[Perl] Idea on statistics for duplication file contents

Kunsheng · 10-23-2009, 08:57 PM

I got a folder containing 20,0000 files (and will be more later), each of this file contains a single URL.

What I am trying to do is to do statistics on number of duplicated URLs (file with same content) accumulated, say, from September to October by each day.

For example, if file A was created in Sep 1st has a same content with file B created in Sep 15th, then we add 1 to number of duplication on Sep 15th (not Sep 1st).

Currently I got a way to do it (in perl) as below:

(1) Read all files inside the folder, print out file content, and modified time into a big file in the format:

Code:

[URL] [month] [day]

(2) Sort the file by month then by day

(3)
Then Create two hash : date and content

And then read url from each line into a hash 'content' from the big file (key is url, value left undef), for each new read url found in hash 'content', a duplication is detected, so mark '$date{$month.$day}++'

The algorithm could be working but may take too long... so I am wondering if there is some easier way to do that besides hashes.

Any idea is well appreciated,

Thanks,

-Kun

lutusp · 10-24-2009, 02:40 AM

Quote:

Originally Posted by Kunsheng

I got a folder containing 20,0000 files (and will be more later), each of this file contains a single URL.

What I am trying to do is to do statistics on number of duplicated URLs (file with same content) accumulated, say, from September to October by each day.

For example, if file A was created in Sep 1st has a same content with file B created in Sep 15th, then we add 1 to number of duplication on Sep 15th (not Sep 1st).

Currently I got a way to do it (in perl) as below:

(1) Read all files inside the folder, print out file content, and modified time into a big file in the format:

Code:

[URL] [month] [day]

(2) Sort the file by month then by day

(3)
Then Create two hash : date and content

And then read url from each line into a hash 'content' from the big file (key is url, value left undef), for each new read url found in hash 'content', a duplication is detected, so mark '$date{$month.$day}++'

The algorithm could be working but may take too long... so I am wondering if there is some easier way to do that besides hashes.

Any idea is well appreciated,

Thanks,

-Kun

Create an associative array in Perl, Ruby, Python, etc, etc.
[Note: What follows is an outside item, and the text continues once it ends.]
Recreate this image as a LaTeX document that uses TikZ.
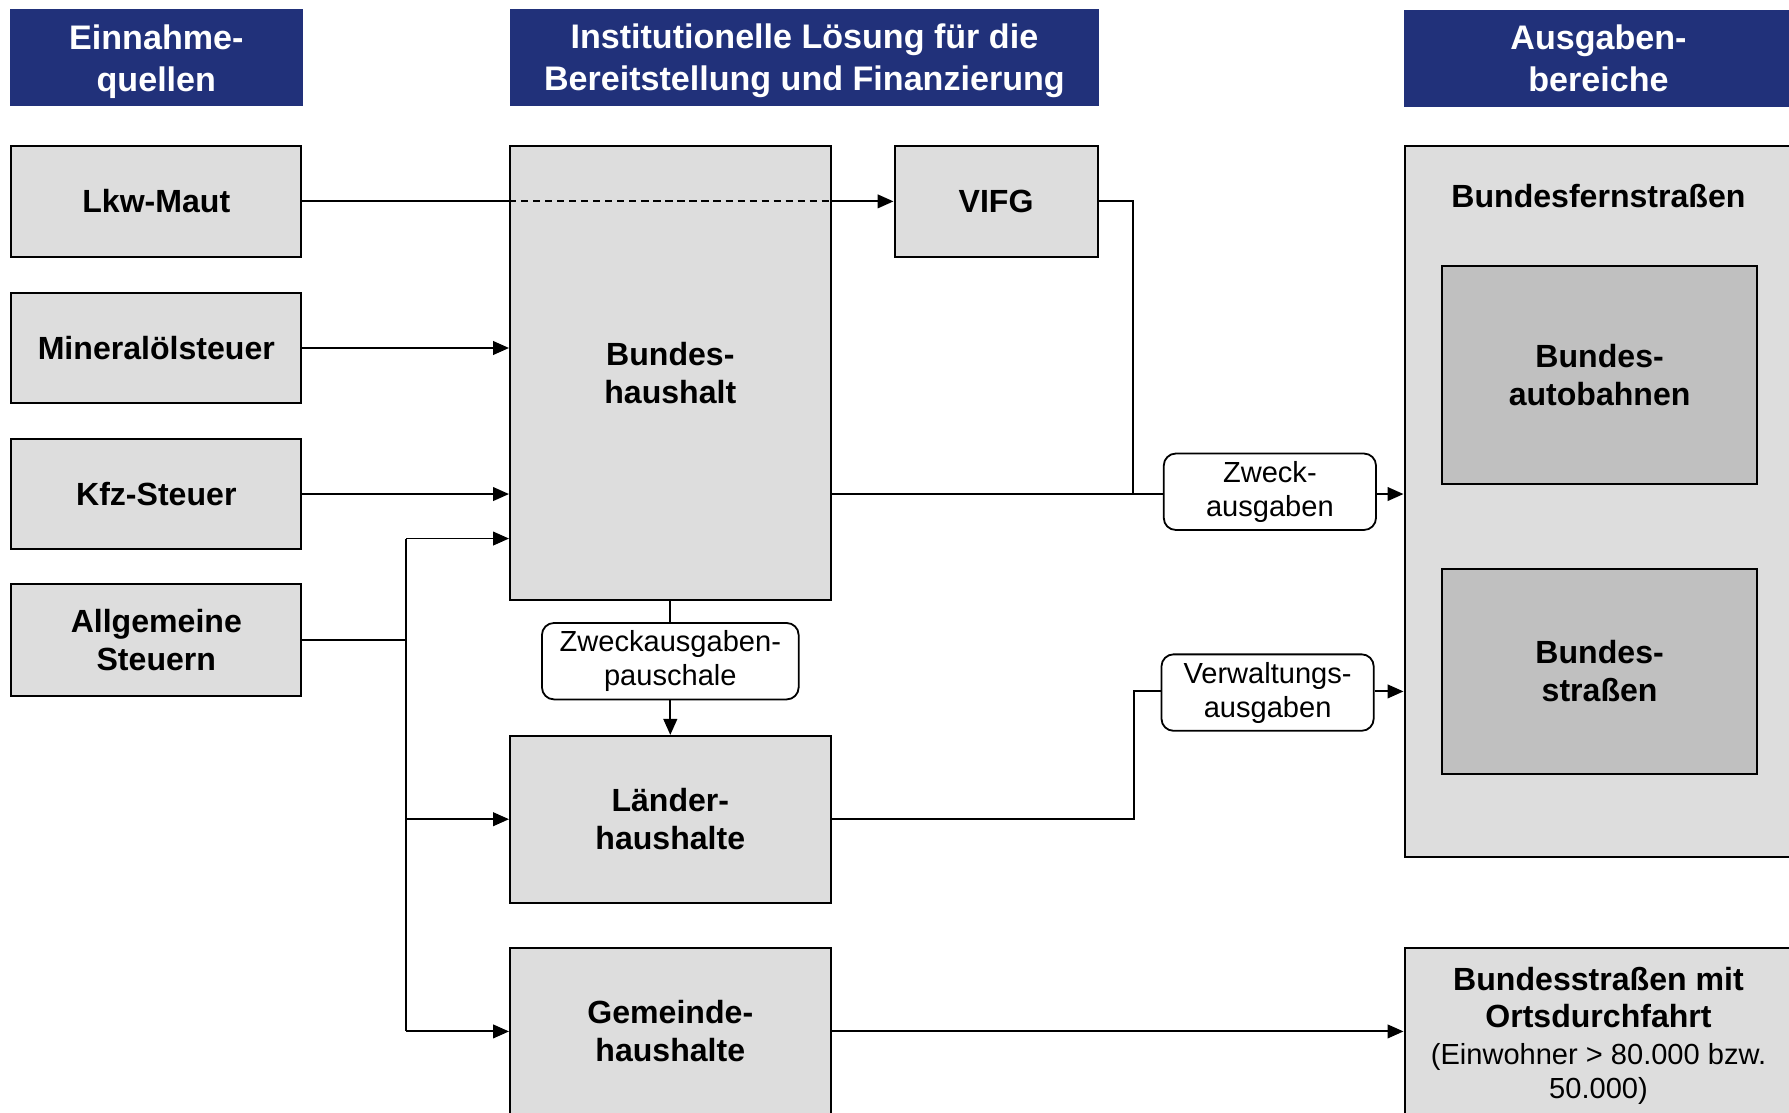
\documentclass[tikz,border=0pt]{standalone}
\usepackage{fontspec}
\setmainfont{Liberation Sans}
\usetikzlibrary{arrows.meta,calc}
\definecolor{hdrblue}{HTML}{21317A}
\definecolor{boxgrey}{HTML}{DDDDDD}
\definecolor{innergrey}{HTML}{C0C0C0}
\begin{document}
\begin{tikzpicture}[x=0.02cm,y=-0.02cm,
  hdr/.style={rectangle,fill=hdrblue,draw=hdrblue,text=white,align=center,inner sep=0pt,
    font=\fontsize{17}{21}\selectfont\bfseries},
  gbox/.style={rectangle,fill=boxgrey,draw=black,line width=1pt,align=center,inner sep=0pt,
    font=\fontsize{16}{19}\selectfont\bfseries},
  ibox/.style={gbox,fill=innergrey},
  lbl/.style={rectangle,rounded corners=6pt,fill=white,draw=black,line width=0.9pt,align=center,inner sep=0pt,
    font=\fontsize{14.5}{17}\selectfont},
  conn/.style={line width=0.95pt},
  arr/.style={conn,-{Triangle[length=0.28cm,width=0.24cm]}},
  sz/.style n args={2}{minimum width=#1*0.02cm,minimum height=#2*0.02cm}
]
\useasboundingbox[fill=white] (0,0) rectangle (1568,975);

% headers
\node[hdr,sz={256}{84}] (h1) at (137,50) {};
\node[font=\fontsize{17}{21}\selectfont\bfseries,text=white,align=center] (h1t) at (137,54) {Einnahme-\\quellen};
\node[hdr,sz={516}{84}] (h2) at (705,50) {};
\node[font=\fontsize{17}{21}\selectfont\bfseries,text=white,align=center] (h2t) at (705,53.5) {Institutionelle Lösung für die\\Bereitstellung und Finanzierung};
\node[hdr,sz={340}{84}] (h3) at (1401,51) {Ausgaben-\\bereiche};

% left sources
\node[gbox,sz={254}{97}] (lkw) at (137,176.5) {Lkw-Maut};
\node[gbox,sz={254}{97}] (min) at (137,305) {Mineralölsteuer};
\node[gbox,sz={254}{97}] (kfz) at (137,433) {Kfz-Steuer};
\node[gbox,sz={254}{98}] (allg) at (137,561) {Allgemeine\\Steuern};

% middle
\node[gbox,sz={281}{398}] (bund) at (587.5,327) {Bundes-\\haushalt};
\node[gbox,sz={178}{97}] (vifg) at (873,176.5) {VIFG};
\node[lbl,sz={225}{67}] (pausch) at (587.5,579.5) {Zweckausgaben-\\pauschale};
\node[gbox,sz={281}{146}] (laender) at (587.5,718) {Länder-\\haushalte};
\node[gbox,sz={281}{146}] (gemeinde) at (587.5,904) {Gemeinde-\\haushalte};

% right
\node[gbox,sz={340}{623}] (bfs) at (1401,439.5) {};
\node[font=\fontsize{16}{19}\selectfont\bfseries] (bfslabel) at (1401,172) {Bundesfernstraßen};
\node[ibox,sz={276}{191}] (bab) at (1402,328.5) {Bundes-\\autobahnen};
\node[ibox,sz={276}{179}] (bs) at (1402,588.5) {Bundes-\\straßen};
\node[gbox,sz={340}{146},font=\fontsize{14.5}{16}\selectfont] (bsod) at (1401,904) {};
\node[font=\fontsize{14.5}{16}\selectfont,align=center] (bsodt) at (1401,908)
  {{\fontsize{16}{19}\selectfont\bfseries Bundesstraßen mit}\\[2.5pt]{\fontsize{16}{19}\selectfont\bfseries Ortsdurchfahrt}\\[2.5pt](Einwohner > 80.000 bzw.\\[1pt]50.000)};

% labels on connectors
\node[lbl,sz={186}{67}] (zweck) at (1113,431) {Zweck-\\ausgaben};
\node[lbl,sz={186}{67}] (verw) at (1111,607) {Verwaltungs-\\ausgaben};

% junction coordinates
\coordinate (a1) at (356,472);
\coordinate (a2) at (356,718);
\coordinate (a3) at (356,904);
\coordinate (vj) at (993,433);
\coordinate (lj) at (994,606);

% connectors
\draw[conn] (lkw.east) -- (lkw.east -| bund.west);
\draw[conn,dash pattern=on 3.6pt off 2.4pt] (lkw.east -| bund.west) -- (lkw.east -| bund.east);
\draw[arr] (lkw.east -| bund.east) -- (vifg.west);
\draw[arr] (min.east) -- (min.east -| bund.west);
\draw[arr] (kfz.east) -- (kfz.east -| bund.west);
\draw[conn] (allg.east) -- (allg.east -| a1);
\draw[conn] (a1) -- (a3);
\draw[arr] (a1) -- (a1 -| bund.west);
\draw[arr] (a2) -- (laender.west);
\draw[arr] (a3) -- (gemeinde.west);

\draw[conn] (vifg.east) -| (vj);
\draw[conn] (vj -| bund.east) -- (vj -| zweck.west);
\draw[arr] (vj -| zweck.east) -- (vj -| bfs.west);

\draw[conn] (bund.south) -- (pausch.north);
\draw[arr] (pausch.south) -- (laender.north);

\draw[conn] (laender.east) -| (lj) -- (lj -| verw.west);
\draw[arr] (lj -| verw.east) -- (lj -| bfs.west);

\draw[arr] (gemeinde.east) -- (bsod.west);
\end{tikzpicture}
\end{document}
Have the key be the URL and the value be whatever you care to collect, including a class able to hold various kinds of data associated with the URL. The duplicates can be easily detected and summed because the key (the URL) will already be present in the array after the first occurrence, so you increment a counter representing the number of occurrences.

Any nontrivial scripting language can do this. It's a simple matter of actually doing it.

Quote:

Originally Posted by Kunsheng

I got a folder containing 20,0000 files

I hope you are ready to lose all your data. Never accumulate this many files in a single directory. This is what databases are designed for. In fact, if the URLs were in a database right now, your problems would be solved. -- you would write a few lines of SQL and be done. In fact, that's how I recommend that you do it -- you cold perform all sorts of ingenious manipulations and data searches, in an environment that is designed for this specific kind of task.